## The task
From the listing below, extract each line containing the string "with".

## Given records
————————

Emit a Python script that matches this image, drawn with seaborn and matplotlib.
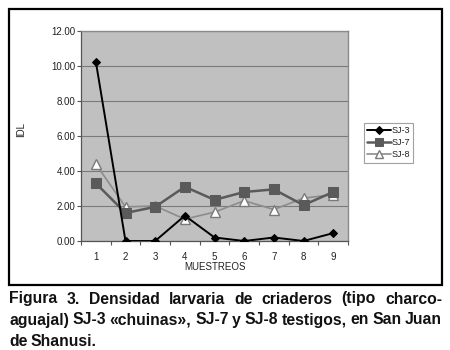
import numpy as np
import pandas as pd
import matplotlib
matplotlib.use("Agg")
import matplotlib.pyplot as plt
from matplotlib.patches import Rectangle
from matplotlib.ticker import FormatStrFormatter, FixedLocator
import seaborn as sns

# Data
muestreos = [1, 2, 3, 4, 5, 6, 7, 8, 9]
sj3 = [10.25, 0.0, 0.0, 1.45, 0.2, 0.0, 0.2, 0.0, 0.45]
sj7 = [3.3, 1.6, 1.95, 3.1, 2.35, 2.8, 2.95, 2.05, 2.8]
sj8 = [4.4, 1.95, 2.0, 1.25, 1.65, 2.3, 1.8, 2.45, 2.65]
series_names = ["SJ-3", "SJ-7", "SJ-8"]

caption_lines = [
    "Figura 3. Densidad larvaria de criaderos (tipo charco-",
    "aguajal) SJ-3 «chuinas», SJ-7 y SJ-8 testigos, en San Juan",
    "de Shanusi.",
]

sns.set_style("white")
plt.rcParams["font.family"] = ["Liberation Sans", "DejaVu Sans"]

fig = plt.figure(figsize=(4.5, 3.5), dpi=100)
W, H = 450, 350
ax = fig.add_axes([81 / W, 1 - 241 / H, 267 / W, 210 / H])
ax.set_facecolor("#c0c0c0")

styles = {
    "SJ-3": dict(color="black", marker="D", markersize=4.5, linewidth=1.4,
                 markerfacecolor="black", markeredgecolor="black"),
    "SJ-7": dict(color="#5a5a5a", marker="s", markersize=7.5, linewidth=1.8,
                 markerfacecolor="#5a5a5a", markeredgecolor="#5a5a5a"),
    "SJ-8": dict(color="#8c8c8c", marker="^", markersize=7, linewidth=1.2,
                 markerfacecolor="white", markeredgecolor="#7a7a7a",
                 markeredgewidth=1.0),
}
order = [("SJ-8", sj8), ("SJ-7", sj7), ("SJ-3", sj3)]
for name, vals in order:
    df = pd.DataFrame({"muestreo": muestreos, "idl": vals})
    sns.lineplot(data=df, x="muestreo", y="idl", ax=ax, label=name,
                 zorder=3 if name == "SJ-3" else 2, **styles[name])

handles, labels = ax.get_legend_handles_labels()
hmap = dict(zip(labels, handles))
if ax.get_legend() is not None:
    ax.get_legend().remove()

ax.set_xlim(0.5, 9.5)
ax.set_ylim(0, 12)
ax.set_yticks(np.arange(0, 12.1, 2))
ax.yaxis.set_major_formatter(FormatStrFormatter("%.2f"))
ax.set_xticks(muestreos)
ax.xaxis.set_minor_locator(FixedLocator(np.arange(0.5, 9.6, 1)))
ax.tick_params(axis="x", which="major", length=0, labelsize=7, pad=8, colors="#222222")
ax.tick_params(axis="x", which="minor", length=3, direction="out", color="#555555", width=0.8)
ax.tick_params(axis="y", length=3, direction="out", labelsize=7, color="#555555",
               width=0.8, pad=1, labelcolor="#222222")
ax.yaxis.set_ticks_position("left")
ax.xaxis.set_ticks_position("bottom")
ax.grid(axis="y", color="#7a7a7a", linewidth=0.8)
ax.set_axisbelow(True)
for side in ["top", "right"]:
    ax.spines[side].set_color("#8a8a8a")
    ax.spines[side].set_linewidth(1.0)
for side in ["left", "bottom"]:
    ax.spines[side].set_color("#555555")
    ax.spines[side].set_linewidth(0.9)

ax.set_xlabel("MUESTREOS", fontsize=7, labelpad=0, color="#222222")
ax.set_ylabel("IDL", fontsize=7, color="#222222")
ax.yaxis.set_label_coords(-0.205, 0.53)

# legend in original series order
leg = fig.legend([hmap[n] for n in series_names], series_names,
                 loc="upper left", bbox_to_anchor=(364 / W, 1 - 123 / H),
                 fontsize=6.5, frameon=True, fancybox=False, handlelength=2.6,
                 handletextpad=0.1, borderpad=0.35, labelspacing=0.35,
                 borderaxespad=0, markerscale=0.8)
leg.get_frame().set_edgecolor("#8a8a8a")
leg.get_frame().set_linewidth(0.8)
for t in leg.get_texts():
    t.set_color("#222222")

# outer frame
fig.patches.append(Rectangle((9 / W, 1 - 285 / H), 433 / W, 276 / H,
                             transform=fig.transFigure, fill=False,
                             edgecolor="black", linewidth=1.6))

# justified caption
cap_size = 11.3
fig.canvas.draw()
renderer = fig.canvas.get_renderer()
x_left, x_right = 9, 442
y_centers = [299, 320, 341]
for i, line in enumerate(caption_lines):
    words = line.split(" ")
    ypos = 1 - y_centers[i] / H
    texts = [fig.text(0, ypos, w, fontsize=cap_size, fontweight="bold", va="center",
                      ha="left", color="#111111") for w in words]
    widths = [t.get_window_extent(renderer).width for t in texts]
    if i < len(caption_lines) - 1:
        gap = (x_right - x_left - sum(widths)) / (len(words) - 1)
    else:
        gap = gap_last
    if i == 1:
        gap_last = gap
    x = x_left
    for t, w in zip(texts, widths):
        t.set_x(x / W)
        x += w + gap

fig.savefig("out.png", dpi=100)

————————

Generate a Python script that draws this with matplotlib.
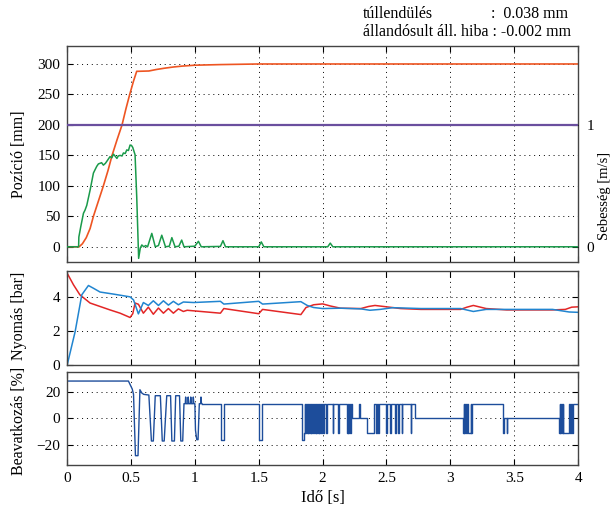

————————

## Completed task
Emit a Python script that matches this image, drawn with seaborn and matplotlib.
Generate a Python script that draws this with matplotlib.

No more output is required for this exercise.